"There are no two points so distant from one another that they cannot be connected by a single straight line -- and an infinite number of curves."
Composer Lawrence Dillon has produced an extensive body of work, from brief solo pieces to a full-length opera. Three disks of his music are due out in 2010 on the Bridge, Albany and Naxos labels. In the past year, he has had commissions from the Emerson String Quartet, the Cassatt String Quartet, the Mansfield Symphony, the Boise Philharmonic, the Salt Lake City Symphony, the Ravinia Festival, the Daedalus String Quartet, the Kenan Institute for the Arts, the University of Utah and the Idyllwild Symphony Orchestra.

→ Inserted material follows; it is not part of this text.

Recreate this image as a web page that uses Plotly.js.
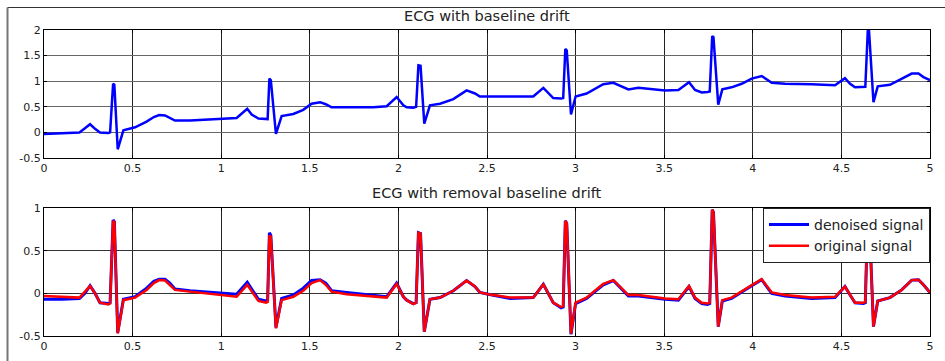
<!DOCTYPE html>
<html>
<head>
<meta charset="utf-8">
<script src="https://cdn.plot.ly/plotly-3.0.1.min.js"></script>
<style>
html,body{margin:0;padding:0;background:#fff;}
#chart{width:945px;height:361px;}
</style>
</head>
<body>
<div id="chart"></div>
<script>
// time (s)
const time = [
  0, 0.1, 0.2, 0.231, 0.26, 0.288, 0.316, 0.363, 0.373, 0.39, 0.397, 0.416, 0.448, 0.514, 0.579, 0.62, 0.65, 0.683, 0.71, 0.739, 0.824, 0.956, 1.087,
  1.147, 1.172, 1.21, 1.253, 1.262, 1.272, 1.28, 1.309, 1.341, 1.407, 1.463, 1.51, 1.558, 1.59, 1.623, 1.708, 1.858, 1.934,
  1.99, 2.028, 2.047, 2.084, 2.1, 2.113, 2.125, 2.146, 2.178, 2.235, 2.31, 2.385, 2.432, 2.46, 2.507, 2.63, 2.761,
  2.818, 2.874, 2.918, 2.93, 2.942, 2.95, 2.974, 3.0, 3.062, 3.109, 3.156, 3.213, 3.241, 3.298, 3.354, 3.505, 3.58,
  3.64, 3.674, 3.712, 3.745, 3.757, 3.771, 3.778, 3.805, 3.828, 3.88, 3.937, 3.994, 4.05, 4.107, 4.182, 4.332, 4.464,
  4.52, 4.549, 4.577, 4.624, 4.635, 4.649, 4.656, 4.681, 4.705, 4.774, 4.84, 4.897, 4.935, 4.963, 5.0
];

// ECG with baseline drift
const ecgDrift = [
  -0.03, -0.02, 0.0, 0.08, 0.16, 0.07, 0.0, -0.01, 0.0, 0.95, 0.93, -0.33, 0.04, 0.10, 0.21, 0.30, 0.34, 0.33, 0.28, 0.23, 0.23, 0.25, 0.28,
  0.46, 0.35, 0.27, 0.25, 0.26, 1.05, 1.02, -0.03, 0.32, 0.36, 0.44, 0.56, 0.59, 0.55, 0.49, 0.49, 0.49, 0.51,
  0.69, 0.53, 0.49, 0.48, 0.50, 1.31, 1.30, 0.17, 0.53, 0.56, 0.65, 0.82, 0.76, 0.70, 0.70, 0.69, 0.70,
  0.87, 0.67, 0.66, 0.67, 1.63, 1.60, 0.35, 0.70, 0.76, 0.85, 0.94, 0.97, 0.93, 0.84, 0.87, 0.82, 0.83,
  0.98, 0.83, 0.78, 0.79, 0.80, 1.88, 1.86, 0.54, 0.84, 0.88, 0.95, 1.05, 1.10, 0.97, 0.95, 0.94, 0.92,
  1.06, 0.95, 0.88, 0.88, 0.89, 1.99, 1.98, 0.59, 0.90, 0.93, 1.05, 1.15, 1.15, 1.08, 1.02
];

// ECG with removal baseline drift
const denoised = [
  -0.07, -0.07, -0.06, 0.0, 0.09, 0.0, -0.11, -0.12, -0.11, 0.86, 0.84, -0.46, -0.07, -0.04, 0.06, 0.14, 0.165, 0.165, 0.12, 0.05, 0.03, 0.01, -0.01,
  0.13, 0.05, -0.07, -0.09, -0.08, 0.71, 0.68, -0.40, -0.06, -0.02, 0.06, 0.15, 0.16, 0.12, 0.03, 0.01, -0.02, -0.04,
  0.12, -0.04, -0.08, -0.12, -0.11, 0.71, 0.70, -0.45, -0.07, -0.05, 0.03, 0.15, 0.08, 0.01, -0.01, -0.06, -0.05,
  0.105, -0.11, -0.17, -0.16, 0.85, 0.82, -0.48, -0.12, -0.06, 0.02, 0.10, 0.15, 0.09, -0.03, -0.03, -0.07, -0.08,
  0.08, -0.06, -0.12, -0.13, -0.12, 0.98, 0.95, -0.39, -0.09, -0.06, 0.01, 0.09, 0.16, 0.0, -0.03, -0.06, -0.05,
  0.08, -0.02, -0.11, -0.12, -0.11, 0.95, 0.93, -0.39, -0.09, -0.05, 0.04, 0.155, 0.16, 0.10, 0.01
];

const original = [
  -0.03, -0.04, -0.05, 0.02, 0.085, 0.0, -0.11, -0.13, -0.12, 0.85, 0.83, -0.47, -0.08, -0.05, 0.04, 0.12, 0.155, 0.15, 0.10, 0.04, 0.02, -0.01, -0.04,
  0.10, 0.02, -0.09, -0.11, -0.10, 0.68, 0.66, -0.41, -0.08, -0.04, 0.03, 0.12, 0.155, 0.10, 0.02, -0.01, -0.04, -0.05,
  0.11, -0.04, -0.08, -0.125, -0.11, 0.71, 0.70, -0.45, -0.07, -0.05, 0.03, 0.15, 0.08, 0.01, -0.01, -0.05, -0.05,
  0.105, -0.11, -0.16, -0.15, 0.85, 0.82, -0.47, -0.11, -0.05, 0.03, 0.11, 0.155, 0.10, -0.02, -0.02, -0.06, -0.07,
  0.085, -0.05, -0.11, -0.12, -0.11, 0.98, 0.95, -0.39, -0.08, -0.05, 0.02, 0.10, 0.165, 0.01, -0.02, -0.05, -0.04,
  0.08, -0.02, -0.11, -0.11, -0.10, 0.95, 0.93, -0.39, -0.09, -0.05, 0.04, 0.155, 0.16, 0.10, 0.01
];

const xTickVals = [0, 0.5, 1, 1.5, 2, 2.5, 3, 3.5, 4, 4.5, 5];
const xTickText = ["0", "0.5", "1", "1.5", "2", "2.5", "3", "3.5", "4", "4.5", "5"];
const yTopVals = [-0.5, 0, 0.5, 1, 1.5, 2];
const yTopText = ["-0.5", "0", "0.5", "1", "1.5", "2"];
const yBotVals = [-0.5, 0, 0.5, 1];
const yBotText = ["-0.5", "0", "0.5", "1"];

const titleTop = "ECG with baseline drift";
const titleBottom = "ECG with removal baseline drift";
const seriesNames = ["denoised signal", "original signal"];

const W = 945, H = 361;
const px = v => v / W;
const py = v => 1 - v / H;

const FONT = "DejaVu Sans, Liberation Sans, Arial, sans-serif";
const tickFont = {family: FONT, size: 11, color: "#222"};

const traces = [
  {x: time, y: ecgDrift, type: "scatter", mode: "lines", xaxis: "x", yaxis: "y",
   line: {color: "#0000ff", width: 2.5}, showlegend: false},
  {x: time, y: denoised, type: "scatter", mode: "lines", xaxis: "x2", yaxis: "y2",
   name: seriesNames[0], line: {color: "#0000ff", width: 3}},
  {x: time, y: original, type: "scatter", mode: "lines", xaxis: "x2", yaxis: "y2",
   name: seriesNames[1], line: {color: "#ff0000", width: 2.5}}
];

function xAxis(anchor) {
  return {
    domain: [px(44), px(930)], anchor: anchor, range: [0, 5],
    tickmode: "array", tickvals: xTickVals, ticktext: xTickText,
    ticks: "inside", ticklen: 3, tickcolor: "#000",
    showline: true, linecolor: "#000", linewidth: 1, mirror: "ticks",
    showgrid: true, gridcolor: "#222", gridwidth: 1, zeroline: false,
    tickfont: tickFont, fixedrange: true
  };
}
function yAxis(anchor, dom, rng, vals, text, grid) {
  return {
    domain: dom, anchor: anchor, range: rng,
    tickmode: "array", tickvals: vals, ticktext: text,
    ticks: "inside", ticklen: 3, tickcolor: "#000",
    showline: true, linecolor: "#000", linewidth: 1, mirror: "ticks",
    showgrid: true, gridcolor: grid, gridwidth: 1, zeroline: false,
    tickfont: tickFont, fixedrange: true
  };
}

const layout = {
  width: W, height: H,
  margin: {l: 0, r: 0, t: 0, b: 0},
  paper_bgcolor: "#fff", plot_bgcolor: "#fff",
  showlegend: true,
  xaxis: xAxis("y"),
  yaxis: yAxis("x", [py(158), py(30)], [-0.5, 2], yTopVals, yTopText, "#666"),
  xaxis2: xAxis("y2"),
  yaxis2: yAxis("x2", [py(336), py(208)], [-0.5, 1], yBotVals, yBotText, "#333"),
  legend: {
    x: px(930), xanchor: "right", y: py(208), yanchor: "top",
    bgcolor: "#fff", bordercolor: "#222", borderwidth: 1,
    font: {family: FONT, size: 14, color: "#222"},
    itemwidth: 40, tracegroupgap: 0
  },
  annotations: [
    {text: titleTop, xref: "paper", yref: "paper", x: px(487), y: py(16),
     xanchor: "center", yanchor: "middle", showarrow: false,
     font: {family: FONT, size: 14.5, color: "#222"}},
    {text: titleBottom, xref: "paper", yref: "paper", x: px(487), y: py(193),
     xanchor: "center", yanchor: "middle", showarrow: false,
     font: {family: FONT, size: 14.5, color: "#222"}}
  ],
  shapes: [
    {type: "line", xref: "paper", yref: "paper", x0: px(7.5), x1: 1, y0: py(7.5), y1: py(7.5),
     line: {color: "#333", width: 1}},
    {type: "line", xref: "paper", yref: "paper", x0: px(7.5), x1: px(7.5), y0: py(7.5), y1: 0,
     line: {color: "#777", width: 2}}
  ]
};

Plotly.newPlot("chart", traces, layout, {displayModeBar: false, staticPlot: true});
</script>
</body>
</html>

Although he lost 50% of his hearing in a childhood illness, Dillon began composing as soon as he started piano lessons at the age of seven. In 1985, he became the youngest composer to earn a doctorate at The Juilliard School, and was shortly thereafter appointed to the Juilliard faculty. Dillon is now Composer in Residence at the University of North Carolina School of the Arts, where he has served as Music Director of the Contemporary Ensemble, Assistant Dean of Performance, and Interim Dean of the School of Music. He was the Featured American Composer in the February 2006 issue of Chamber Music magazine.
For anyone who is curious about releasing a recording on a major label, here is the timeline for my violin disk on Naxos:
Four days of recording sessions: February 2009
Editing and mixing completed: July 2009
Release: April 2011
That’s right – more than two years from recording sessions to release. And we were given just one week to submit our feedback on the edits.
When I asked about the delay, I found out it was because they have 680 recordings in the pipeline. Amazing how well they are able to do what they do, with such a backlog.
As I frequently tell my students, music is a sublime art form, but a preposterous profession.